The 4-4-2 system has dragged out the best in Holmes by introducing genuine width, while Danny Hollands has been a revelation over the three-match duration.
Miles Storey has now netted twice in three starts since a sabbatical away from the first team designed to boost his drained confidence, while Joe Devera continues to surprise with his level of performances.
Then there is Westcarr, the man- of-the-match and player who fully warranted the acclaim from Blues followers brought to their feet following his substitution.
He had gone eight matches without scoring, the most recent goal coming on September 2 with that classy chip against Yeovil in the Johnstone’s Paint Trophy.
Since then he has struggled, out of form, lacking confidence, and at one point repositioned onto the bench last month as Awford shuffled his strike options.
Yet from the moment he pounced on 80 seconds, the catalyst was provided for Blues fans to witness a growingly-maligned striker transform in front of their very eyes.
And with it precious hope Westcarr can now consistently demonstrate his worth in a side which has mainly struggled for goals this season.
It was a poacher’s goal which set the Blues on their way, Storey’s shot from the left parried by Dan Hanford with Westcarr swooping to net.
Curle’s side had arrived for the fixture with four wins in six matches, representing a much-desired improvement in form since arriving at the helm.
Within 80 seconds at Fratton Park they had fallen behind and in the first- half, especially, struggled to keep out the rampant hosts.
The pressure was incessant, Holmes wreaking havoc down the left flank while the strike pairing of Storey and Westcarr causing plenty of problems to a Cumbrians defence featuring debutant Tom Anderson.
Inevitably the scoreline was doubled on 26 minutes when Holmes launched a counter down the right flank.
He spotted Storey pulling off last man Meppen-Walter, clipping the ball with superb precision over his head for the striker to run onto.
The loan man from Swindon did the rest, galloping forwards before unleashing a ferocious effort from just inside the box to finish off an excellent move.
The half finished with wave upon wave of Pompey attacks, several appeals for handball inside the Carlisle box and some largely desperate defending.
The break would see the visitors make two substitutions and the changes did stabilise them as the tempo decreased in the second half.
Pompey remained in control, Carlisle continued to barely threaten, yet the break-neck action of the opening 45 minutes died down as the hosts saw out of the result.

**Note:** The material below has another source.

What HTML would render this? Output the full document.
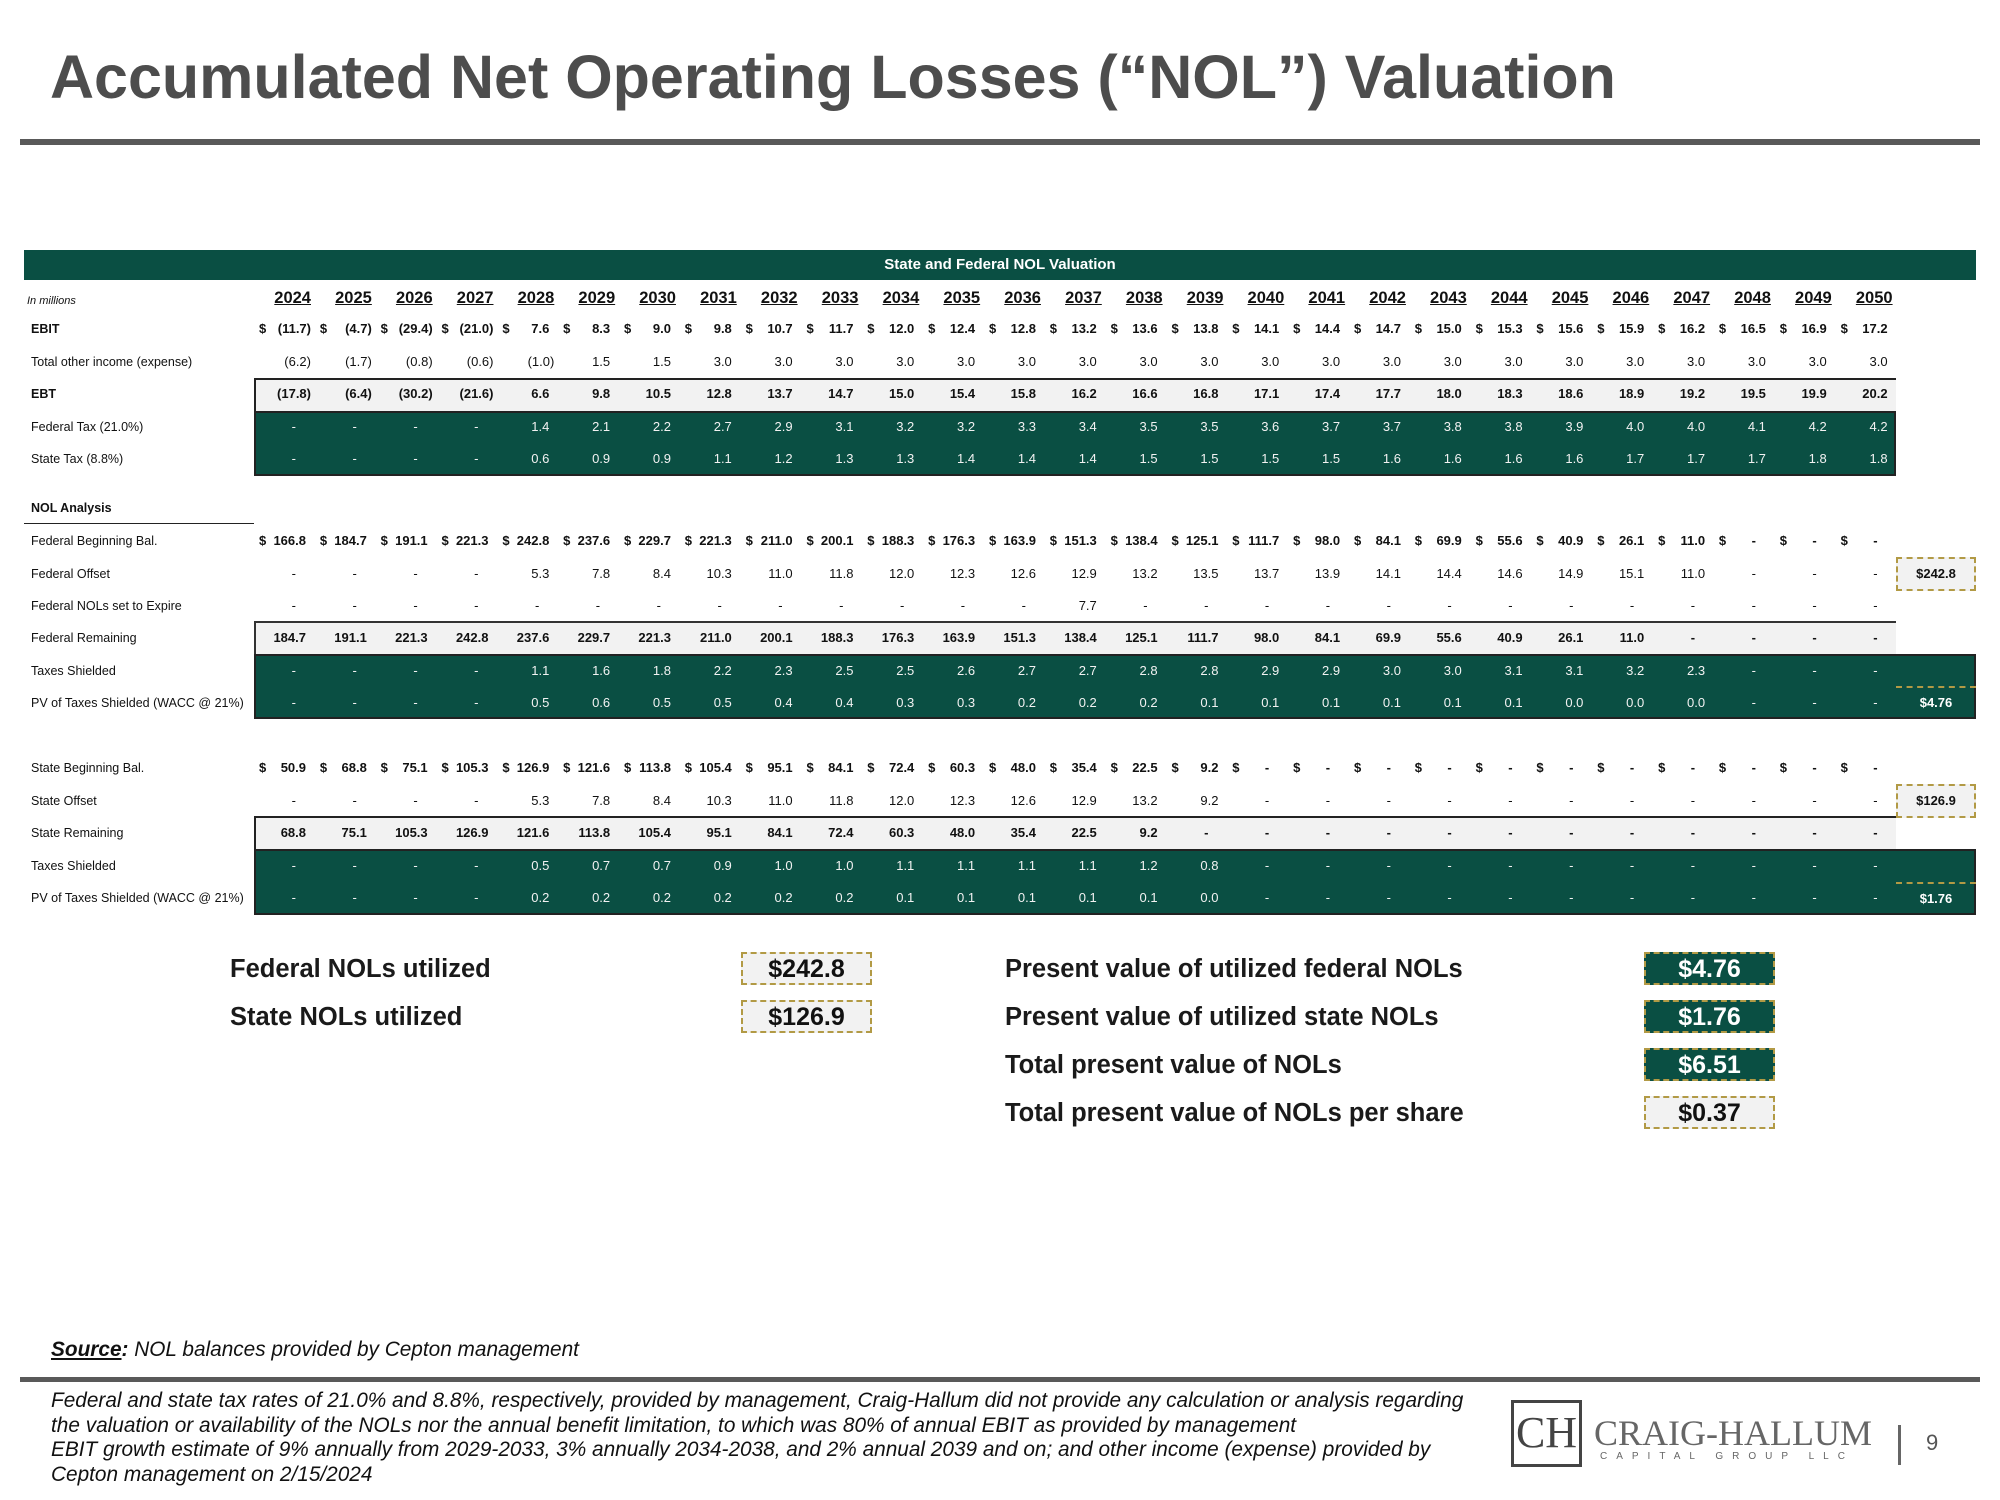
<!DOCTYPE html>
<html><head><meta charset="utf-8">
<style>
body{margin:0;background:#fff;}
#page{position:relative;width:2000px;height:1500px;overflow:hidden;background:#fff;font-family:"Liberation Sans",Arial,sans-serif;color:#111;}
.abs{position:absolute;}
.t{position:absolute;height:20px;line-height:20px;white-space:nowrap;font-family:"Liberation Sans",sans-serif;font-size:13px;}
.r{text-align:right;}
.lbl{position:absolute;height:20px;line-height:20px;white-space:nowrap;font-family:"Liberation Sans",sans-serif;font-size:12.5px;left:31px;}
.sumlbl{position:absolute;font-weight:bold;font-size:25.5px;line-height:34px;height:34px;color:#1a1a1a;white-space:nowrap;}
.box{position:absolute;width:131px;height:33px;line-height:31px;text-align:center;font-weight:bold;font-size:25px;box-sizing:border-box;}
.lt{background:#f2f2f2;border:2px dashed #b29a45;color:#111;}
.gr{background:#0a4f43;border:2px dashed #b29a45;color:#fff;}
.foot{position:absolute;left:51px;font-style:italic;font-size:20.8px;line-height:24.5px;white-space:nowrap;color:#111;}
</style></head>
<body>
<div id="page">
  <div class="abs" style="left:50px;top:40px;font-size:61px;font-weight:bold;color:#4d4d4d;white-space:nowrap;line-height:74px;">Accumulated Net Operating Losses (“NOL”) Valuation</div>
  <div class="abs" style="left:20px;top:139px;width:1960px;height:6px;background:#595959;"></div>

  <div class="abs" style="left:24px;top:250px;width:1952px;height:30px;background:#0a4f43;color:#fff;font-weight:bold;font-size:15px;line-height:30px;text-align:center;">State and Federal NOL Valuation</div>

  <div class="abs" style="left:254px;top:378px;width:1642px;height:33px;background:#f2f2f2;border-top:2px solid #222;border-left:2px solid #222;box-sizing:border-box;"></div>
  <div class="abs" style="left:254px;top:411px;width:1642px;height:65px;background:#0a4f43;border:2px solid #222;box-sizing:border-box;"></div>
  <div class="abs" style="left:24px;top:523px;width:230px;height:1px;background:#222;"></div>
  <div class="abs" style="left:254px;top:621px;width:1642px;height:33px;background:#f2f2f2;border-top:2px solid #333;border-left:2px solid #333;box-sizing:border-box;"></div>
  <div class="abs" style="left:254px;top:654px;width:1722px;height:65px;background:#0a4f43;border:2px solid #222;box-sizing:border-box;"></div>
  <div class="abs" style="left:1896px;top:557px;width:80px;height:34px;line-height:30px;background:#f2f2f2;border:2px dashed #b29a45;box-sizing:border-box;text-align:center;font-weight:bold;font-size:13px;">$242.8</div>
  <div class="abs" style="left:1896px;top:686px;width:80px;height:33px;line-height:30px;border-top:2px dashed #b29a45;box-sizing:border-box;text-align:center;font-weight:bold;font-size:13px;color:#fff;">$4.76</div>
  <div class="abs" style="left:254px;top:816px;width:1642px;height:33px;background:#f2f2f2;border-top:2px solid #222;border-left:2px solid #222;box-sizing:border-box;"></div>
  <div class="abs" style="left:254px;top:849px;width:1722px;height:66px;background:#0a4f43;border:2px solid #222;box-sizing:border-box;"></div>
  <div class="abs" style="left:1896px;top:784px;width:80px;height:34px;line-height:30px;background:#f2f2f2;border:2px dashed #b29a45;box-sizing:border-box;text-align:center;font-weight:bold;font-size:13px;">$126.9</div>
  <div class="abs" style="left:1896px;top:882px;width:80px;height:33px;line-height:30px;border-top:2px dashed #b29a45;box-sizing:border-box;text-align:center;font-weight:bold;font-size:13px;color:#fff;">$1.76</div>

  <div class="t" style="left:27px;top:291px;font-style:italic;font-size:11px;">In millions</div>
  <div class="lbl" style="top:498px;font-weight:bold;">NOL Analysis</div>

  <div id="table"></div>

  <div class="sumlbl" style="left:230px;top:952px;">Federal NOLs utilized</div>
  <div class="box lt" style="left:741px;top:952px;">$242.8</div>
  <div class="sumlbl" style="left:230px;top:1000px;">State NOLs utilized</div>
  <div class="box lt" style="left:741px;top:1000px;">$126.9</div>
  <div class="sumlbl" style="left:1005px;top:952px;">Present value of utilized federal NOLs</div>
  <div class="box gr" style="left:1644px;top:952px;">$4.76</div>
  <div class="sumlbl" style="left:1005px;top:1000px;">Present value of utilized state NOLs</div>
  <div class="box gr" style="left:1644px;top:1000px;">$1.76</div>
  <div class="sumlbl" style="left:1005px;top:1048px;">Total present value of NOLs</div>
  <div class="box gr" style="left:1644px;top:1048px;">$6.51</div>
  <div class="sumlbl" style="left:1005px;top:1096px;">Total present value of NOLs per share</div>
  <div class="box lt" style="left:1644px;top:1096px;">$0.37</div>

  <div class="foot" style="top:1338px;"><b><u>Source</u>:</b> NOL balances provided by Cepton management</div>
  <div class="abs" style="left:20px;top:1377px;width:1960px;height:5px;background:#595959;"></div>
  <div class="foot" style="top:1389px;">Federal and state tax rates of 21.0% and 8.8%, respectively, provided by management, Craig-Hallum did not provide any calculation or analysis regarding<br>the valuation or availability of the NOLs nor the annual benefit limitation, to which was 80% of annual EBIT as provided by management<br>EBIT growth estimate of 9% annually from 2029-2033, 3% annually 2034-2038, and 2% annual 2039 and on; and other income (expense) provided by<br>Cepton management on 2/15/2024</div>

  <div class="abs" style="left:1511px;top:1400px;width:71px;height:67px;border:3px solid #444;box-sizing:border-box;font-family:'Liberation Serif',serif;font-size:44px;line-height:60px;text-align:center;color:#444;">CH</div>
  <div class="abs" style="left:1594px;top:1413px;font-family:'Liberation Serif',serif;font-size:36px;color:#666;white-space:nowrap;line-height:40px;">CRAIG-HALLUM</div>
  <div class="abs" style="left:1600px;top:1451px;font-size:10px;letter-spacing:9px;color:#666;white-space:nowrap;">CAPITAL GROUP LLC</div>
  <div class="abs" style="left:1898px;top:1425px;width:3px;height:40px;background:#666;"></div>
  <div class="abs" style="left:1926px;top:1430px;font-size:22px;color:#555;">9</div>
</div>
<script>
const years = [2024,2025,2026,2027,2028,2029,2030,2031,2032,2033,2034,2035,2036,2037,2038,2039,2040,2041,2042,2043,2044,2045,2046,2047,2048,2049,2050];
const N = null;
const ebit = [-11.7,-4.7,-29.4,-21.0,7.6,8.3,9.0,9.8,10.7,11.7,12.0,12.4,12.8,13.2,13.6,13.8,14.1,14.4,14.7,15.0,15.3,15.6,15.9,16.2,16.5,16.9,17.2];
const otherIncome = [-6.2,-1.7,-0.8,-0.6,-1.0,1.5,1.5,3.0,3.0,3.0,3.0,3.0,3.0,3.0,3.0,3.0,3.0,3.0,3.0,3.0,3.0,3.0,3.0,3.0,3.0,3.0,3.0];
const ebt = [-17.8,-6.4,-30.2,-21.6,6.6,9.8,10.5,12.8,13.7,14.7,15.0,15.4,15.8,16.2,16.6,16.8,17.1,17.4,17.7,18.0,18.3,18.6,18.9,19.2,19.5,19.9,20.2];
const federalTax = [N,N,N,N,1.4,2.1,2.2,2.7,2.9,3.1,3.2,3.2,3.3,3.4,3.5,3.5,3.6,3.7,3.7,3.8,3.8,3.9,4.0,4.0,4.1,4.2,4.2];
const stateTax = [N,N,N,N,0.6,0.9,0.9,1.1,1.2,1.3,1.3,1.4,1.4,1.4,1.5,1.5,1.5,1.5,1.6,1.6,1.6,1.6,1.7,1.7,1.7,1.8,1.8];
const fedBegin = [166.8,184.7,191.1,221.3,242.8,237.6,229.7,221.3,211.0,200.1,188.3,176.3,163.9,151.3,138.4,125.1,111.7,98.0,84.1,69.9,55.6,40.9,26.1,11.0,N,N,N];
const fedOffset = [N,N,N,N,5.3,7.8,8.4,10.3,11.0,11.8,12.0,12.3,12.6,12.9,13.2,13.5,13.7,13.9,14.1,14.4,14.6,14.9,15.1,11.0,N,N,N];
const fedExpire = [N,N,N,N,N,N,N,N,N,N,N,N,N,7.7,N,N,N,N,N,N,N,N,N,N,N,N,N];
const fedRemain = [184.7,191.1,221.3,242.8,237.6,229.7,221.3,211.0,200.1,188.3,176.3,163.9,151.3,138.4,125.1,111.7,98.0,84.1,69.9,55.6,40.9,26.1,11.0,N,N,N,N];
const fedShield = [N,N,N,N,1.1,1.6,1.8,2.2,2.3,2.5,2.5,2.6,2.7,2.7,2.8,2.8,2.9,2.9,3.0,3.0,3.1,3.1,3.2,2.3,N,N,N];
const fedPV = [N,N,N,N,0.5,0.6,0.5,0.5,0.4,0.4,0.3,0.3,0.2,0.2,0.2,0.1,0.1,0.1,0.1,0.1,0.1,0.0,0.0,0.0,N,N,N];
const stBegin = [50.9,68.8,75.1,105.3,126.9,121.6,113.8,105.4,95.1,84.1,72.4,60.3,48.0,35.4,22.5,9.2,N,N,N,N,N,N,N,N,N,N,N];
const stOffset = [N,N,N,N,5.3,7.8,8.4,10.3,11.0,11.8,12.0,12.3,12.6,12.9,13.2,9.2,N,N,N,N,N,N,N,N,N,N,N];
const stRemain = [68.8,75.1,105.3,126.9,121.6,113.8,105.4,95.1,84.1,72.4,60.3,48.0,35.4,22.5,9.2,N,N,N,N,N,N,N,N,N,N,N,N];
const stShield = [N,N,N,N,0.5,0.7,0.7,0.9,1.0,1.0,1.1,1.1,1.1,1.1,1.2,0.8,N,N,N,N,N,N,N,N,N,N,N];
const stPV = [N,N,N,N,0.2,0.2,0.2,0.2,0.2,0.2,0.1,0.1,0.1,0.1,0.1,0.0,N,N,N,N,N,N,N,N,N,N,N];

const table = document.getElementById('table');
function colRight(i){ return 311 + 60.83*i; }
function fmt(v){ if(v===null) return '-'; return v<0 ? '('+Math.abs(v).toFixed(1)+')' : v.toFixed(1); }

years.forEach((y,i)=>{
  const d=document.createElement('div');
  d.className='t r';
  d.style.cssText=`left:${colRight(i)-60}px;width:60px;top:288px;font-weight:bold;font-size:16.5px;text-decoration:underline;`;
  d.textContent=y;
  
  
  table.appendChild(d);
});

const rows = [
  ['EBIT','ebit',ebit,329,true,true,false],
  ['Total other income (expense)','other-income',otherIncome,362,false,false,false],
  ['EBT','ebt',ebt,394,true,false,false],
  ['Federal Tax (21.0%)','federal-tax',federalTax,427,false,false,true],
  ['State Tax (8.8%)','state-tax',stateTax,459,false,false,true],
  ['Federal Beginning Bal.','federal-beginning-bal',fedBegin,541,false,true,false],
  ['Federal Offset','federal-offset',fedOffset,574,false,false,false],
  ['Federal NOLs set to Expire','federal-expire',fedExpire,606,false,false,false],
  ['Federal Remaining','federal-remaining',fedRemain,638,false,false,false],
  ['Taxes Shielded','federal-taxes-shielded',fedShield,671,false,false,true],
  ['PV of Taxes Shielded (WACC @ 21%)','federal-pv-shielded',fedPV,703,false,false,true],
  ['State Beginning Bal.','state-beginning-bal',stBegin,768,false,true,false],
  ['State Offset','state-offset',stOffset,801,false,false,false],
  ['State Remaining','state-remaining',stRemain,833,false,false,false],
  ['Taxes Shielded','state-taxes-shielded',stShield,866,false,false,true],
  ['PV of Taxes Shielded (WACC @ 21%)','state-pv-shielded',stPV,898,false,false,true]
];
const boldVals = {'ebit':1,'ebt':1,'federal-beginning-bal':1,'federal-remaining':1,'state-beginning-bal':1,'state-remaining':1};

rows.forEach(([label,key,vals,y,bold,dollar,green])=>{
  const l=document.createElement('div');
  l.className='lbl';
  l.style.top=(y-10)+'px';
  if(bold) l.style.fontWeight='bold';
  l.textContent=label;
  
  
  table.appendChild(l);
  const bv = boldVals[key];
  vals.forEach((v,i)=>{
    const d=document.createElement('div');
    d.className='t r';
    const pr = v===null ? 15 : (v<0 ? 0 : 5);
    d.style.cssText=`left:${colRight(i)-60}px;width:${60-pr}px;top:${y-10}px;`+(bv?'font-weight:bold;':'')+(green?'color:#f2f2f2;':'');
    d.textContent=fmt(v);
    
    
    table.appendChild(d);
    if(dollar){
      const s=document.createElement('div');
      s.className='t';
      s.style.cssText=`left:${colRight(i)-52}px;top:${y-10}px;font-weight:bold;`;
      s.textContent='$';
      
      
      table.appendChild(s);
    }
  });
});
</script>
</body></html>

Then on 74 minutes the third goal arrived when Westcarr sent in a precise cross from the left and Hollands popped up at the far post to lash home.
Appointed skipper for the day following illness to Ben Chorley, it was the midfielder’s first goal of the season, a surprisingly-low return following last season’s heroics.
There was still time for right-back Hayden White to produce a disgraceful challenge on Hollands in the 89th minute which earned him a straight red card.
Miraculously Hollands managed to rise to his feet from the X-rated challenge and see out the four minutes of time added on.
Although Bradley Tarbuck – off the bench for his Football League debut – did appear to be booked mistakenly during the angry aftermath.
And so Pompey find themselves ninth following a second-successive Fratton Park win.
While Westcarr has catapulted himself to the top of the table.